Hose crossing finally. In a tremendous cloud of stifling smoke. And believe it or not, another zero. Thankfully we were at the summit so I could coast down the far side. As we arrived at the breakfast stop in Kingman, everyone in the parking lot held their noses. We got the same treatment in the restaurant since our clothes had been totally polluted by that volcanic eruption beneath the 928. Normally I like to catch a nap at the break, but it took all of 45 minutes just to get some intercoursin’ orange juice and wash my face. Besides, I couldn’t imagine it being restful inside the still smoldering, reeking car. Driving North on US 93 while Steve dozed, I was truly grateful for that disgusting, vintage Twentynine Palms coffee. The last standoff (SO9) was located at the lookout point on the Nevada side of Hoover Dam. We got our compass bearing from a photograph identifying the inmarker since it was daytime now, and flashing lights only work at night. The clutch was toast: in fourth gear I could press on the accelerator and watch the tach swing up without the car’s speed changing. It was imperative to carefully budget our time so as to minimize creeping.
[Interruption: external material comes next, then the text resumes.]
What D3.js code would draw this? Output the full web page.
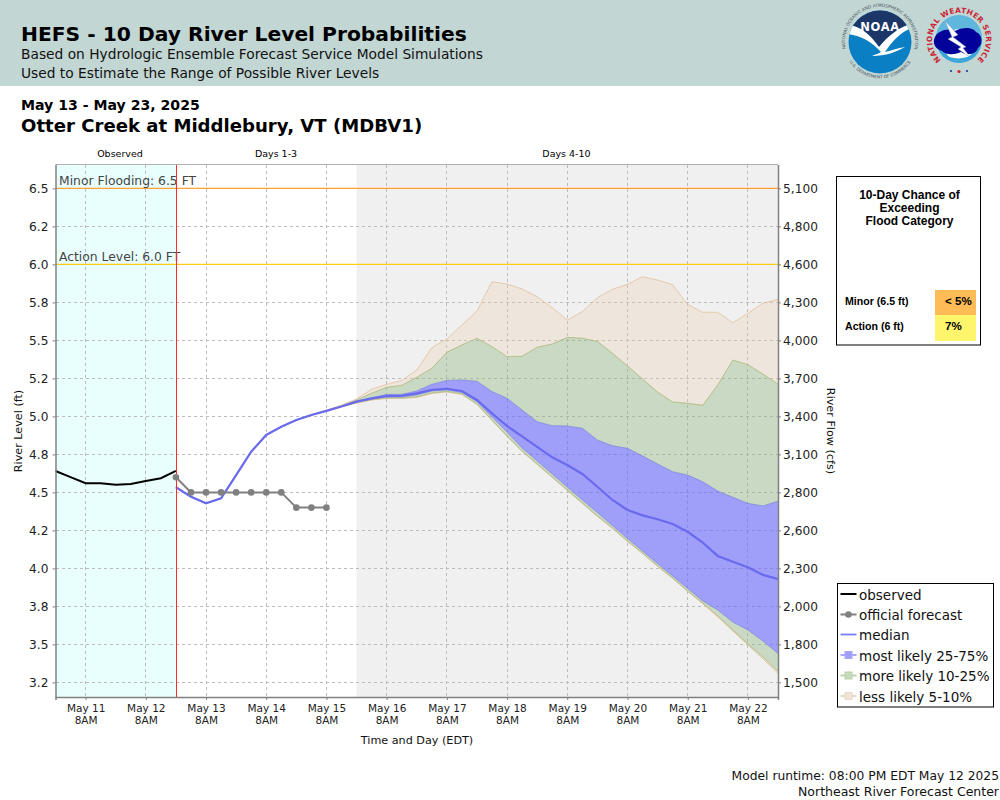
<!DOCTYPE html>
<html><head><meta charset="utf-8">
<script src="https://d3js.org/d3.v7.min.js"></script>
<style>
html,body{margin:0;padding:0;background:#fff}
svg{display:block}
text{font-family:"DejaVu Sans",sans-serif}
</style></head><body>
<svg id="c" width="1000" height="800"></svg>
<script>
const yTicks=[6.5,6.25,6,5.75,5.5,5.25,5,4.75,4.5,4.25,4,3.75,3.5,3.25];
const yLabels=["6.5","6.2","6.0","5.8","5.5","5.2","5.0","4.8","4.5","4.2","4.0","3.8","3.5","3.2"];
const flowLabels=["5,100","4,800","4,600","4,300","4,000","3,700","3,400","3,100","2,800","2,600","2,300","2,000","1,800","1,500"];
const dayLabels=["May 11","May 12","May 13","May 14","May 15","May 16","May 17","May 18","May 19","May 20","May 21","May 22"];
const observed=[4.641,4.60,4.56,4.56,4.55,4.555,4.575,4.593,4.641];
const official=[4.60,4.5,4.5,4.5,4.5,4.5,4.5,4.5,4.4,4.4,4.4];
const median=[4.534,4.472,4.428,4.461,4.614,4.768,4.878,4.932,4.976,5.009,5.036,5.065,5.097,5.119,5.134,5.136,5.152,5.174,5.182,5.167,5.108,5.020,4.937,4.868,4.799,4.731,4.680,4.621,4.537,4.45,4.384,4.349,4.323,4.292,4.241,4.169,4.082,4.044,4.007,3.957,3.930];
const q95=[4.534,4.472,4.428,4.461,4.614,4.768,4.878,4.932,4.978,5.012,5.042,5.075,5.114,5.178,5.211,5.237,5.305,5.452,5.509,5.601,5.693,5.886,5.871,5.838,5.787,5.715,5.634,5.689,5.781,5.836,5.869,5.919,5.897,5.866,5.737,5.685,5.685,5.616,5.678,5.744,5.770];
const q90=[4.534,4.472,4.428,4.461,4.614,4.768,4.878,4.932,4.976,5.009,5.036,5.07,5.108,5.152,5.191,5.205,5.257,5.316,5.422,5.470,5.514,5.459,5.393,5.396,5.455,5.476,5.520,5.514,5.494,5.415,5.332,5.246,5.160,5.095,5.086,5.073,5.207,5.371,5.340,5.279,5.211];
const q75=[4.534,4.472,4.428,4.461,4.614,4.768,4.878,4.932,4.976,5.009,5.036,5.065,5.10,5.121,5.145,5.145,5.167,5.211,5.237,5.240,5.231,5.163,5.119,5.042,4.965,4.939,4.937,4.922,4.845,4.807,4.790,4.740,4.687,4.636,4.614,4.570,4.509,4.468,4.428,4.411,4.442];
const q25=[4.534,4.472,4.428,4.461,4.614,4.768,4.878,4.932,4.976,5.009,5.036,5.065,5.094,5.114,5.128,5.128,5.141,5.167,5.174,5.157,5.097,4.996,4.897,4.792,4.707,4.621,4.535,4.450,4.368,4.282,4.197,4.114,4.032,3.950,3.868,3.786,3.726,3.647,3.595,3.522,3.440];
const q10=[4.534,4.472,4.428,4.461,4.614,4.768,4.878,4.932,4.976,5.009,5.036,5.065,5.09,5.11,5.121,5.121,5.128,5.154,5.164,5.147,5.082,4.976,4.871,4.772,4.687,4.601,4.516,4.430,4.345,4.266,4.180,4.101,4.016,3.937,3.851,3.772,3.687,3.595,3.503,3.417,3.322];
const q05=[4.534,4.472,4.428,4.461,4.614,4.768,4.878,4.932,4.976,5.009,5.036,5.065,5.087,5.107,5.118,5.118,5.125,5.151,5.161,5.144,5.079,4.973,4.868,4.769,4.684,4.598,4.513,4.427,4.342,4.263,4.177,4.098,4.013,3.934,3.848,3.768,3.680,3.588,3.496,3.405,3.308];
const legendLabels=["observed","official forecast","median","most likely 25-75%","more likely 10-25%","less likely 5-10%"];
const floodRows=["Minor (6.5 ft)","Action (6 ft)"];
const floodChances=["< 5%","7%"];
const floodLevels=[6.5,6.0];
const floodNames=["Minor Flooding: 6.5 FT","Action Level: 6.0 FT"];

const svg=d3.select("#c");
const L=55.5,R=778,T=164.5,B=697;
const t0=Date.UTC(2025,4,10,20),DAY=864e5;
const x=d3.scaleUtc().domain([t0,t0+12*DAY]).range([L,R]);
const y=d3.scaleLinear().domain([6.5+(188.4-T)/152,3.25-(B-682.4)/152]).range([T,B]);
const now=t0+2*DAY, grayStart=t0+5*DAY;
const tObs=i=>t0+i*6*36e5, tFc=i=>now+i*6*36e5;

// header band
svg.append("rect").attr("width",1000).attr("height",86).attr("fill","#c2d6d4");
const T1=(s,px,py,size,w,fill)=>svg.append("text").attr("x",px).attr("y",py).attr("font-size",size).attr("font-weight",w||"normal").attr("fill",fill||"#000").text(s);
T1("HEFS - 10 Day River Level Probabilities",21,41,20.25,"bold");
T1("Based on Hydrologic Ensemble Forecast Service Model Simulations",21,59,13.77,"normal","#111");
T1("Used to Estimate the Range of Possible River Levels",21,78,13.77,"normal","#111");
T1("May 13 - May 23, 2025",21,110,14.1,"bold");
T1("Otter Creek at Middlebury, VT (MDBV1)",21,132,18.1,"bold");
[["Observed",120],["Days 1-3",276],["Days 4-10",566.5]].forEach(d=>T1(d[0],d[1],157,9.5).attr("text-anchor","middle"));

// NOAA logo
const noaa=svg.append("g").attr("transform","translate(880,42)");
noaa.append("defs").html('<clipPath id="nc"><circle r="31.5"/></clipPath><path id="nr1" d="M-32,14 A35,35 0 1 1 32,14"/><path id="nr2" d="M-36,6 A36.5,36.5 0 0 0 36,6"/><path id="wr1" d="M-18,20 A27,27 0 1 1 18,20"/>');
const ng=noaa.append("g").attr("clip-path","url(#nc)");
ng.append("rect").attr("x",-32).attr("y",-32).attr("width",64).attr("height",64).attr("fill","#0a7fc4");
ng.append("path").attr("d","M-32,-32H32V-18C20,-16 8,-6 -1,5C-8,-5 -18,-16 -32,-17Z").attr("fill","#1c3668");
ng.append("path").attr("d","M-32,-17C-18,-16 -8,-5 -1,5C8,-6 20,-16 32,-18V-14C20,-10 12,0 5,10C10,9 18,6 25,5C16,10 6,14 -8,14C-4,12 -2,12 1,10C-8,0 -18,-6 -32,-8Z").attr("fill","#fff");
noaa.append("text").attr("y",-11).attr("text-anchor","middle").attr("font-size",11.5).attr("font-weight","bold").attr("fill","#fff").attr("letter-spacing",.6).text("NOAA");
noaa.append("text").attr("font-size",4.3).attr("fill","#4a5560").append("textPath").attr("href","#nr1").attr("startOffset","50%").attr("text-anchor","middle").text("NATIONAL OCEANIC AND ATMOSPHERIC ADMINISTRATION");
noaa.append("text").attr("font-size",4.3).attr("fill","#4a5560").append("textPath").attr("href","#nr2").attr("startOffset","50%").attr("text-anchor","middle").text("U.S. DEPARTMENT OF COMMERCE");

// NWS logo
const nws=svg.append("g").attr("transform","translate(959,40)");
nws.append("circle").attr("r",23).attr("fill","#3aa6d8");
nws.append("path").attr("d","M-23,-2A23,23 0 0 1 23,-2Z").attr("fill","#5fb7dd");
nws.append("ellipse").attr("rx",15).attr("ry",16).attr("cy",5).attr("fill","#fff").attr("opacity",.95);
nws.append("path").attr("d","M-24,-3C-27,3 -24,9 -17,11C-12,16 -2,14 2,12C8,16 18,14 19,8C24,5 24,-6 17,-8C13,-14 2,-12 -4,-9C-10,-13 -22,-9 -24,-3Z").attr("fill","#02029a");
nws.append("path").attr("d","M-14,-19L-1,-5L-6,-3L7,7L4,8L12,18L-1,9L2,7L-11,-1L-7,-3Z").attr("fill","#fff").attr("stroke","#8a93c0").attr("stroke-width",.5);
nws.append("path").attr("d","M-16,14C-7,20 7,20 16,13C11,23 -9,24 -16,14Z").attr("fill","#3aa6d8");
nws.append("text").attr("font-size",7.4).attr("font-weight","bold").attr("fill","#cc2233").attr("letter-spacing",.3).append("textPath").attr("href","#wr1").attr("startOffset","50%").attr("text-anchor","middle").text("NATIONAL WEATHER SERVICE");
[[-8,31],[0,31.5],[8,31]].forEach((p,i)=>nws.append("circle").attr("cx",p[0]).attr("cy",p[1]).attr("r",i==1?1.6:1.1).attr("fill",i==1?"#cc2233":"#1a3a9a"));

// plot backgrounds
svg.append("rect").attr("x",L).attr("y",T).attr("width",x(now)-L).attr("height",B-T).attr("fill","#e9fffe");
svg.append("rect").attr("x",x(grayStart)).attr("y",T).attr("width",R-x(grayStart)).attr("height",B-T).attr("fill","#f0f0f0");

// grid
const tickTimes=dayLabels.map((d,i)=>t0+(i+0.5)*DAY);
const grid=svg.append("g").attr("stroke","#bcbcbc").attr("stroke-width",1).attr("stroke-dasharray","3,3").attr("fill","none").attr("shape-rendering","crispEdges");
tickTimes.forEach(t=>grid.append("line").attr("x1",x(t)).attr("x2",x(t)).attr("y1",T).attr("y2",B));
yTicks.forEach(v=>grid.append("line").attr("x1",L).attr("x2",R).attr("y1",y(v)).attr("y2",y(v)));

// bands
const band=(hi,lo,fill,stroke)=>{
  const a=d3.area().x((d,i)=>x(tFc(i))).y0((d,i)=>y(lo[i])).y1((d,i)=>y(hi[i]));
  svg.append("path").attr("d",a(median)).attr("fill",fill);
  const l=arr=>d3.line().x((d,i)=>x(tFc(i))).y(d=>y(d))(arr);
  [hi,lo].forEach(arr=>svg.append("path").attr("d",l(arr)).attr("fill","none").attr("stroke",stroke).attr("stroke-width",1));
};
const TAN="rgba(235,210,180,0.3)",GRN="rgba(142,183,127,0.4)",BLU="rgba(100,100,255,0.58)";
band(q95,q90,TAN,"rgba(225,190,150,0.75)");
band(q10,q05,TAN,"rgba(225,190,150,0.75)");
band(q90,q75,GRN,"rgba(142,190,120,0.4)");
band(q25,q10,GRN,"rgba(142,190,120,0.4)");
band(q75,q25,BLU,"rgba(120,120,250,0.45)");

// flood lines
const fc=["#ffa033","#ffcc11"];
floodLevels.forEach((v,i)=>{
  svg.append("line").attr("x1",L).attr("x2",R).attr("y1",y(v)).attr("y2",y(v)).attr("stroke",fc[i]).attr("stroke-width",1.2);
  T1(floodNames[i],59,y(v)-3,12.35,"normal","#444");
});

// series
const lineO=d3.line().x((d,i)=>x(tObs(i))).y(d=>y(d));
const lineF=d3.line().x((d,i)=>x(tFc(i))).y(d=>y(d));
svg.append("path").attr("d",lineF(median)).attr("fill","none").attr("stroke","#6a6aef").attr("stroke-width",2.2);
svg.append("line").attr("x1",x(now)+.5).attr("x2",x(now)+.5).attr("y1",T).attr("y2",B).attr("stroke","#ff2a2a").attr("stroke-width",1).attr("shape-rendering","crispEdges");
svg.append("path").attr("d",lineO(observed)).attr("fill","none").attr("stroke","#000").attr("stroke-width",2);
svg.append("path").attr("d",lineF(official)).attr("fill","none").attr("stroke","#808080").attr("stroke-width",2);
svg.selectAll("circle.o").data(official).join("circle").attr("class","o").attr("cx",(d,i)=>x(tFc(i))).attr("cy",d=>y(d)).attr("r",3.3).attr("fill","#808080");

// frame & axes
const gray="#808080";
const styleAxis=g=>{g.selectAll(".domain").attr("stroke",gray).attr("stroke-width",1.5);g.selectAll(".tick line").attr("stroke",gray);g.selectAll("text").attr("fill","#222").style("font-family",'"DejaVu Sans",sans-serif');};
svg.append("line").attr("x1",L).attr("x2",R).attr("y1",T).attr("y2",T).attr("stroke","#b0b0b0").attr("stroke-width",1);
const ax=svg.append("g").attr("transform",`translate(0,${B})`).call(d3.axisBottom(x).tickValues(tickTimes).tickSizeOuter(0).tickSize(3).tickPadding(5).tickFormat((d,i)=>dayLabels[i]));
ax.selectAll("text").attr("font-size",10.5);
ax.selectAll(".tick").append("text").attr("y",19.5).attr("dy",".71em").attr("font-size",10.5).attr("text-anchor","middle").text("8AM");
styleAxis(ax);
const ayL=svg.append("g").attr("transform",`translate(${L},0)`).call(d3.axisLeft(y).tickValues(yTicks).tickSize(3).tickSizeOuter(0).tickPadding(4).tickFormat((d,i)=>yLabels[i]));
ayL.selectAll("text").attr("font-size",12.2);styleAxis(ayL);
const ayR=svg.append("g").attr("transform",`translate(${R},0)`).call(d3.axisRight(y).tickValues(yTicks).tickSize(3).tickSizeOuter(0).tickPadding(2).tickFormat((d,i)=>flowLabels[i]));
ayR.selectAll("text").attr("font-size",12.2);styleAxis(ayR);

T1("Time and Day (EDT)",417,744,11.2,"normal","#111").attr("text-anchor","middle");
svg.append("text").attr("transform","translate(22,431) rotate(-90)").attr("text-anchor","middle").attr("font-size",11.2).attr("fill","#111").text("River Level (ft)");
svg.append("text").attr("transform","translate(827,431) rotate(90)").attr("text-anchor","middle").attr("font-size",11.2).attr("fill","#111").text("River Flow (cfs)");
T1("Model runtime: 08:00 PM EDT May 12 2025",999,780,12.3,"normal","#111").attr("text-anchor","end");
T1("Northeast River Forecast Center",999,796,12.5,"normal","#111").attr("text-anchor","end");

// flood-chance box
const ff='"Liberation Sans",Arial,sans-serif';
svg.append("rect").attr("x",836.5).attr("y",176.5).attr("width",144).attr("height",168.5).attr("fill","#fff").attr("stroke","#000");
["10-Day Chance of","Exceeding","Flood Category"].forEach((s,i)=>T1(s,909.5,199+i*13,12,"bold").style("font-family",ff).attr("text-anchor","middle"));
const cellC=["#ffbb55","#fff56d"],cellY=[290,315],cellH=[25,26];
floodRows.forEach((s,i)=>{
  svg.append("rect").attr("x",935).attr("y",cellY[i]).attr("width",41).attr("height",cellH[i]).attr("fill",cellC[i]);
  T1(s,845,305+i*25,10.6,"bold").style("font-family",ff);
  T1(floodChances[i],945,305+i*25,11.6,"bold").style("font-family",ff);
});

// legend
svg.append("rect").attr("x",837.5).attr("y",583.5).attr("width",156).attr("height",123.5).attr("fill","#fff").attr("stroke","#000");
const ly=[594,614.5,634.5,655,675.5,696];
const lineC=["#000","#808080","#7c7cf5","#a8a8fa","#b8d4a8","#ecd8c2"],boxC=[null,null,null,"#9f9ff9","#c9d9bf","#efe4d8"],w=[2,2,1.8,2,2,2];
legendLabels.forEach((s,i)=>{
  svg.append("line").attr("x1",840.5).attr("x2",856.5).attr("y1",ly[i]).attr("y2",ly[i]).attr("stroke",lineC[i]).attr("stroke-width",w[i]);
  if(i==1)svg.append("circle").attr("cx",848.5).attr("cy",ly[i]).attr("r",3.3).attr("fill","#808080");
  if(boxC[i])svg.append("rect").attr("x",845).attr("y",ly[i]-3.5).attr("width",7).attr("height",7).attr("fill",boxC[i]).attr("stroke",lineC[i]);
  T1(s,859,ly[i]+5.5,13.5,"normal","#111");
});
</script></body></html>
We were dazed and tired, yet we could almost taste the win. Anxiously pacing ourselves, and counting down the minutes and miles to the inmarker, we missed a turn. Fully a mile later we realized our mistake. Time again for the EBT, and I pressed the pedal as hard as I dared, just short of igniting the miserable clutch while we dashed back trying to catch up. We passed creeping rallyists; car number 39, car 36, … where the hell is that inmarker? The clock was counting down rapidly; the road was crawling by imperceptibly, yet the scenery was a blur…

9:52.86am

At last the final hose. And our score? 2.58 late. It could have been 0.05 or 5.00, it wouldn’t have mattered. We had managed to snatch defeat out of the jaws of victory.

11:00am

At the hotel, we collapsed, exhausted. After we stopped beating ourselves up, we realized what an impressive performance we did. And started to strategize about next year. The new compass was a definite improvement. Steve navigating and me driving seems to be an effective team. What about vehicles? The Land Rover is tempting; comfortable, roomy, good visibility, heater that works. Plus, an automatic transmission which makes creeping off the last fraction of a mile easy. Or fix the heater in the 911 Turbo? A bit small, but a thrilling ride. Maybe take the 928 again since we need to repair the clutch in it anyway (I figure that last part of Leg 8 was about $20,000 per mile). One thing’s for sure: we’ll be there in ‘99 ready for another 14 hours of blissful insomnia!